▶ [TASK OBJECTIVE]
Retype the opening lines of the data exactly, stopping after the line that contains "10.1, 4.1, 31]". Skip every picture.

▶ [RECORDED INFORMATION]
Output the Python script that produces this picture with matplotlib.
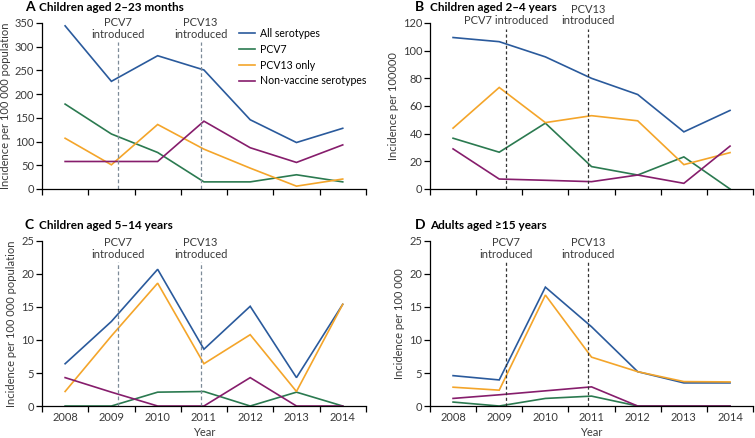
"""
Invasive pneumococcal disease incidence by age group, 2008-2014,
with PCV7 / PCV13 introduction dates marked.
"""

import matplotlib
matplotlib.use("Agg")
import matplotlib.pyplot as plt
import matplotlib.transforms as mtransforms

# ──────────────────────────────────────────────
# Data
# ──────────────────────────────────────────────
YEARS = [2008, 2009, 2010, 2011, 2012, 2013, 2014]
SERIES_NAMES = ["All serotypes", "PCV7", "PCV13 only", "Non-vaccine serotypes"]

# A – children aged 2-23 months
a_all   = [344, 227, 281, 251, 146, 98, 128]
a_pcv7  = [179, 116, 77, 15, 15, 30, 15]
a_pcv13 = [107, 51, 136, 84, 44, 6, 21]
a_nvt   = [58, 58, 58, 143, 87, 56, 93]

# B – children aged 2-4 years
b_all   = [109.5, 106.5, 95.5, 80, 68.3, 41.3, 56.8]
b_pcv7  = [36.7, 26.6, 47.6, 16.2, 10.1, 23.2, 0]
b_pcv13 = [44, 73.4, 48, 53, 49.3, 17.6, 26.3]
b_nvt   = [29, 7.2, 6.3, 5.3, 10.1, 4.1, 31]

# C – children aged 5-14 years
c_all   = [6.4, 12.8, 20.7, 8.6, 15.1, 4.3, 15.4]
c_pcv7  = [0, 0, 2.1, 2.2, 0, 2.1, 0]
c_pcv13 = [2.2, 10.6, 18.6, 6.4, 10.8, 2.2, 15.4]
c_nvt   = [4.3, 2.1, 0, 0, 4.3, 0, 0]

# D – adults aged >=15 years
d_all   = [4.6, 3.95, 18.0, 12.0, 5.2, 3.5, 3.5]
d_pcv7  = [0.6, 0, 1.15, 1.5, 0, 0, 0]
d_pcv13 = [2.85, 2.4, 16.8, 7.4, 5.2, 3.7, 3.65]
d_nvt   = [1.15, 1.7, 2.3, 2.9, 0, 0, 0]

PCV7_DATE  = 2009.14
PCV13_DATE = 2010.93

# ──────────────────────────────────────────────
# Style
# ──────────────────────────────────────────────
COLORS = ["#2a5a9c", "#2b7a50", "#f4a52a", "#861d6c"]
plt.rcParams["font.family"] = ["Lato", "DejaVu Sans"]
FS = 8
TEXT_COLOR = "#3a3a3a"


def plot_panel(ax, series, ymax, ystep, letter, title, ylabel,
               pcv7_label, show_xlabels, vline_top, vline_color, vline_style,
               letter_dx, title_dx):
    for vals, color, name in zip(series, COLORS, SERIES_NAMES):
        ax.plot(YEARS, vals, color=color, linewidth=1.2, label=name,
                solid_joinstyle="miter", clip_on=False)

    trans = mtransforms.blended_transform_factory(ax.transData, ax.transAxes)
    for x, lbl in [(PCV7_DATE, pcv7_label), (PCV13_DATE, "PCV13\nintroduced")]:
        ax.plot([x, x], [0, vline_top], transform=trans, color=vline_color,
                linestyle=vline_style, linewidth=0.9, clip_on=False)
        ax.text(x, vline_top + 0.015, lbl, transform=trans, ha="center",
                va="bottom", fontsize=FS, color=TEXT_COLOR, linespacing=1.05)

    ax.set_xlim(2007.5, 2014.5)
    ax.set_ylim(0, ymax)
    ax.set_yticks(range(0, ymax + 1, ystep))
    ax.set_xticks([y - 0.5 for y in YEARS] + [YEARS[-1] + 0.5])
    ax.set_xticks(YEARS, minor=True)
    ax.tick_params(axis="x", which="major", length=4, width=0.9, labelbottom=False)
    if show_xlabels:
        ax.set_xticklabels([str(y) for y in YEARS], minor=True)
        ax.tick_params(axis="x", which="minor", length=0, labelsize=FS, pad=4,
                       labelcolor=TEXT_COLOR)
        ax.set_xlabel("Year", fontsize=FS, color=TEXT_COLOR, labelpad=3)
    else:
        ax.tick_params(axis="x", which="minor", length=0, labelbottom=False)
    ax.tick_params(axis="y", length=4, width=0.9, labelsize=FS, pad=1.5,
                   labelcolor=TEXT_COLOR)
    ax.set_ylabel(ylabel, fontsize=FS, color=TEXT_COLOR, labelpad=3)

    for side in ("top", "right"):
        ax.spines[side].set_visible(False)
    for side in ("left", "bottom"):
        ax.spines[side].set_linewidth(0.9)

    # panel letter and heading sit on a common baseline above the axes
    off = mtransforms.offset_copy(ax.transAxes, fig=ax.figure, x=letter_dx,
                                  y=12.3, units="dots")
    ax.text(0, 1, letter, transform=off, fontsize=10, fontweight="bold",
            ha="left", va="baseline")
    off = mtransforms.offset_copy(ax.transAxes, fig=ax.figure, x=title_dx,
                                  y=12.3, units="dots")
    ax.text(0, 1, title, transform=off, fontsize=8.5, fontweight="bold",
            ha="left", va="baseline")


fig = plt.figure(figsize=(7.55, 4.38), dpi=100)

ax_a = fig.add_axes([0.0556, 0.5685, 0.429, 0.379])
ax_b = fig.add_axes([0.5695, 0.5685, 0.428, 0.379])
ax_c = fig.add_axes([0.0556, 0.0730, 0.429, 0.377])
ax_d = fig.add_axes([0.5695, 0.0730, 0.428, 0.377])

plot_panel(ax_a, [a_all, a_pcv7, a_pcv13, a_nvt], 350, 50, "A",
           "Children aged 2–23 months", "Incidence per 100 000 population",
           "PCV7\nintroduced", False, 0.885, "#7d8b98", (0, (3, 2)), -17, -3)
plot_panel(ax_b, [b_all, b_pcv7, b_pcv13, b_nvt], 120, 20, "B",
           "Children aged 2–4 years", "Incidence per 100000",
           "PCV7 introduced", False, 0.965, "#333333", (0, (2.5, 2)), -15, 0)
plot_panel(ax_c, [c_all, c_pcv7, c_pcv13, c_nvt], 25, 5, "C",
           "Children aged 5–14 years", "Incidence per 100 000 population",
           "PCV7\nintroduced", True, 0.87, "#7d8b98", (0, (3, 2)), -17, -3)
plot_panel(ax_d, [d_all, d_pcv7, d_pcv13, d_nvt], 25, 5, "D",
           "Adults aged ≥15 years", "Incidence per 100 000",
           "PCV7\nintroduced", True, 0.87, "#333333", (0, (2.5, 2)), -15, 0)

ax_a.legend(loc="upper right", bbox_to_anchor=(1.015, 0.995), frameon=False,
            fontsize=7.6, handlelength=1.5, handletextpad=0.5,
            labelspacing=0.45, borderaxespad=0)

fig.savefig("out.png", dpi=100)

▶ [WRITTEN REPLY]
Output the Python script that produces this picture with matplotlib.
"""
Invasive pneumococcal disease incidence by age group, 2008-2014,
with PCV7 / PCV13 introduction dates marked.
"""

import matplotlib
matplotlib.use("Agg")
import matplotlib.pyplot as plt
import matplotlib.transforms as mtransforms

# ──────────────────────────────────────────────
# Data
# ──────────────────────────────────────────────
YEARS = [2008, 2009, 2010, 2011, 2012, 2013, 2014]
SERIES_NAMES = ["All serotypes", "PCV7", "PCV13 only", "Non-vaccine serotypes"]

# A – children aged 2-23 months
a_all   = [344, 227, 281, 251, 146, 98, 128]
a_pcv7  = [179, 116, 77, 15, 15, 30, 15]
a_pcv13 = [107, 51, 136, 84, 44, 6, 21]
a_nvt   = [58, 58, 58, 143, 87, 56, 93]

# B – children aged 2-4 years
b_all   = [109.5, 106.5, 95.5, 80, 68.3, 41.3, 56.8]
b_pcv7  = [36.7, 26.6, 47.6, 16.2, 10.1, 23.2, 0]
b_pcv13 = [44, 73.4, 48, 53, 49.3, 17.6, 26.3]
b_nvt   = [29, 7.2, 6.3, 5.3, 10.1, 4.1, 31]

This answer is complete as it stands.